Les compositeurs russes, et principalement Balakirev, Borodine et Rimski-Korsakov donnèrent l'impulsion à un genre plus libre et que les affinités du monde slave avec l'Asie les préparaient à créer; l'exotisme, chez eux, se traduit par un mélange intime de rythmes et de sonorités empruntées aux traditions des peuplades limitrophes, avec les formes et les procédés de l'art européen. C'est en ce sens et quelquefois par leur intermédiaire que l'exotisme musical est apparu chez les compositeurs occidentaux comme une source d'enrichissement et de rajeunissement pour un art en apparence parvenu au seuil de l'épuisement. Il n'était dès lors plus nécessaire d'en allier invariablement l'emploi à des sujets d'opéra ou à des programmes descriptifs qui fussent eux-mêmes exotiques, et l'emploi de gammes étrangères à notre tonalité pouvait se justifier par le seul fait de leur diversité et de la nouveauté des effets que l'on pouvait en obtenir.

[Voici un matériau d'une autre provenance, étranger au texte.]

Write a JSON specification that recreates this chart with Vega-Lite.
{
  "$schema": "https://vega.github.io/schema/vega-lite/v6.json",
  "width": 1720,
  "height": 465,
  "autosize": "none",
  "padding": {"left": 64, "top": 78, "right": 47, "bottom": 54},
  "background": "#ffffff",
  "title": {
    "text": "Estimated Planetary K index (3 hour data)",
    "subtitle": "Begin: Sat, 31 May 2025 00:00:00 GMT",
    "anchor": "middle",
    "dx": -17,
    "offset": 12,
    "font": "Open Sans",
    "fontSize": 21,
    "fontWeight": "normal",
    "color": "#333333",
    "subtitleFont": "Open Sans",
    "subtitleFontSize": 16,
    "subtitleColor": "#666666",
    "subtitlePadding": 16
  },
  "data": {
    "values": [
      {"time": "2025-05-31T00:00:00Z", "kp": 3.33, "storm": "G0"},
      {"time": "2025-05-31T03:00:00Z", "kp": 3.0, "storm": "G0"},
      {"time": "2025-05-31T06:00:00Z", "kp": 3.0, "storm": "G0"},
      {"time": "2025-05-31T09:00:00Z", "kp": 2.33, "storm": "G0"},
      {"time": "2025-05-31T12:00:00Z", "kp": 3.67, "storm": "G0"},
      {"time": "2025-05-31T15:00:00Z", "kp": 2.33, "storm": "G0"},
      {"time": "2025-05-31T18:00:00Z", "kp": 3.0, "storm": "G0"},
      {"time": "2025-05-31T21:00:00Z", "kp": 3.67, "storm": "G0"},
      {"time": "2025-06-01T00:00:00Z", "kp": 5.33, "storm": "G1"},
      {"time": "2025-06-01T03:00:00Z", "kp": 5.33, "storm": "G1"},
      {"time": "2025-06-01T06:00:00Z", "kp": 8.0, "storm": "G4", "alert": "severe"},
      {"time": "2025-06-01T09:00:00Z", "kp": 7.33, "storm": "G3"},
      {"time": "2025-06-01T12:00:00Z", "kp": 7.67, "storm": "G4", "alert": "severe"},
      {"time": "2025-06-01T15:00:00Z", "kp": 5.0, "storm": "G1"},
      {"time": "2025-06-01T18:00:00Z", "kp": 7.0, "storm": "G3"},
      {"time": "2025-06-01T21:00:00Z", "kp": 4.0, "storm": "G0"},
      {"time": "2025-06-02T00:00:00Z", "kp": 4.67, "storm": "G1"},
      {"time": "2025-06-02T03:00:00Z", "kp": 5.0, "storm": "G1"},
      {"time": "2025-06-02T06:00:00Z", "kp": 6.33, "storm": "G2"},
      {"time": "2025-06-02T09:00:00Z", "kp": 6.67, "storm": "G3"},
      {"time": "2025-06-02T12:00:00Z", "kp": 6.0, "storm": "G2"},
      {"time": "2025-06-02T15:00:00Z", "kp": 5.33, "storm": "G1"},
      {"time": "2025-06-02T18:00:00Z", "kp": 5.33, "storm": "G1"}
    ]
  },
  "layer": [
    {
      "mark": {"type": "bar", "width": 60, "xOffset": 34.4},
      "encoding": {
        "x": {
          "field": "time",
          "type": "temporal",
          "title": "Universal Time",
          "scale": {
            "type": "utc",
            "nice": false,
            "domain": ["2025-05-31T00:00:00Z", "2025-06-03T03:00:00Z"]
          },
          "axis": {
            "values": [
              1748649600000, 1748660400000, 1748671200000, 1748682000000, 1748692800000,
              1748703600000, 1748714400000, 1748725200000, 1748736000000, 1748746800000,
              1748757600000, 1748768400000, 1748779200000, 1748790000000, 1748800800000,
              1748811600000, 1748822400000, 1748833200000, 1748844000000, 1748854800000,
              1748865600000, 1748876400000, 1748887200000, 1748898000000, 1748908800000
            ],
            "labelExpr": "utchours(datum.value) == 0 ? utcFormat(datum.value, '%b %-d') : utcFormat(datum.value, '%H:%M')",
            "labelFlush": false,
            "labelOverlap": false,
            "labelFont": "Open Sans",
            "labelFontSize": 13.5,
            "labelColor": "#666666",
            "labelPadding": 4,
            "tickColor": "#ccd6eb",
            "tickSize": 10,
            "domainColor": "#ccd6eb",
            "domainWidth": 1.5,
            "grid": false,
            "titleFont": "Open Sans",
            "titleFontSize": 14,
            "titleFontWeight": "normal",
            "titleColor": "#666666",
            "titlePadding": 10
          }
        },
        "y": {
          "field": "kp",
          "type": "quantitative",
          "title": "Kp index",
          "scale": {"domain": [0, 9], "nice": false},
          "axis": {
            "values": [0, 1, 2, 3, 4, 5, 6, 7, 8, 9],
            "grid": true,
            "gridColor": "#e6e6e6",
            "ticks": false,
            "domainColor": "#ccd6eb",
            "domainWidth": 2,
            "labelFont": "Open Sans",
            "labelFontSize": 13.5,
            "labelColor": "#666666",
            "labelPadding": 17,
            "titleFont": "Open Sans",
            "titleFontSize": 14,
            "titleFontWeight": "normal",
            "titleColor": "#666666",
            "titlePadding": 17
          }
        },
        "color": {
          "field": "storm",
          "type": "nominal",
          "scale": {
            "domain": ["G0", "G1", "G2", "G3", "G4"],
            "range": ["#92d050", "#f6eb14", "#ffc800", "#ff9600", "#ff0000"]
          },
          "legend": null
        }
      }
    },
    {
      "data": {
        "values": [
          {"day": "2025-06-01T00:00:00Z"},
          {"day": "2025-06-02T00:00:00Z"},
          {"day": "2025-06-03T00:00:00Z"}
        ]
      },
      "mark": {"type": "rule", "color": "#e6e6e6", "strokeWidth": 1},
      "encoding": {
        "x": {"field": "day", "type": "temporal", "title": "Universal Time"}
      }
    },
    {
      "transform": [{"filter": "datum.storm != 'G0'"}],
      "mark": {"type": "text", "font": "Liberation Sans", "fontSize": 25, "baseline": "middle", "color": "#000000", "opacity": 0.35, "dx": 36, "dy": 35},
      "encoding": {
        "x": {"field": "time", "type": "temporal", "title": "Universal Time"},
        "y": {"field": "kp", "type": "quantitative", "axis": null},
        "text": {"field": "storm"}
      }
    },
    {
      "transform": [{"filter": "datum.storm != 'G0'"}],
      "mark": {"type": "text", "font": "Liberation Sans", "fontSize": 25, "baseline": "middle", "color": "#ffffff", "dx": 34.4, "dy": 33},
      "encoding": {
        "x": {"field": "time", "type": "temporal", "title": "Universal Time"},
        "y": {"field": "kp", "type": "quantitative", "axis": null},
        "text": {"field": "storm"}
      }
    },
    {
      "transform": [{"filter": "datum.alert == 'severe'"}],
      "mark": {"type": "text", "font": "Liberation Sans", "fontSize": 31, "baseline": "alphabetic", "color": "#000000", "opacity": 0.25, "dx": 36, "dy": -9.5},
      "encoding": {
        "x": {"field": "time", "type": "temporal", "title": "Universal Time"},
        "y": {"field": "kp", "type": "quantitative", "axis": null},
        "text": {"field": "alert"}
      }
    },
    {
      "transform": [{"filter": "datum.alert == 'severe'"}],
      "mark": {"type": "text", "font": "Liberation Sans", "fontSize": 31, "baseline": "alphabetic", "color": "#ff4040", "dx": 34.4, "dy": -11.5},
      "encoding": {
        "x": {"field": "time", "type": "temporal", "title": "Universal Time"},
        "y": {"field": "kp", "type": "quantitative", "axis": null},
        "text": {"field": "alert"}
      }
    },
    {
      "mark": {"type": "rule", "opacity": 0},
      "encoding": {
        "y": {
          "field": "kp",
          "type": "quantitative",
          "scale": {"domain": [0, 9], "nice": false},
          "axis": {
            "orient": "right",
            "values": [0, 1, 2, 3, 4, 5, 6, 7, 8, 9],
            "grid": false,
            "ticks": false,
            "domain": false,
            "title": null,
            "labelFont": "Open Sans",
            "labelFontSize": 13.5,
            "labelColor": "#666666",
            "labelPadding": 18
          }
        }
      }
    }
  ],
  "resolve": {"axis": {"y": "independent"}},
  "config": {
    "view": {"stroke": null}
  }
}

La gamme pentaphonique, que les Chinois constituent de plusieurs manières, mais en la privant toujours de la quarte et de la septième, et qui se retrouve chez les Japonais, chez les Indiens, d'Amérique et dans quelques chants celtiques et gaéliques, restés traditionnels dans les Iles Britanniques, la gamme de six sons par tons entiers, à laquelle A. Coquard, puis Debussy ont donné la forme suivante :

La gamme mineure avec quarte augmentée, que Aug. Chapuis a traitée dans une Suite pour piano sur la gamme orientale, tendent à s'introduire, comme des néologismes qui permettent l'expression de faits nouveaux ou d'idées renouvelées, sans rien supprimer ni détruire du vocabulaire existant. On peut se rappeler, à propos de l'exotisme musical, quelle révélation a été, dans le domaine des arts du dessin et principalement du paysage et de l'ornement, la connaissance des œuvres de Hokusaï et des estampes japonaises, et quelle influence discrète et féconde elle a exercée chez nous, dans les arts décoratifs.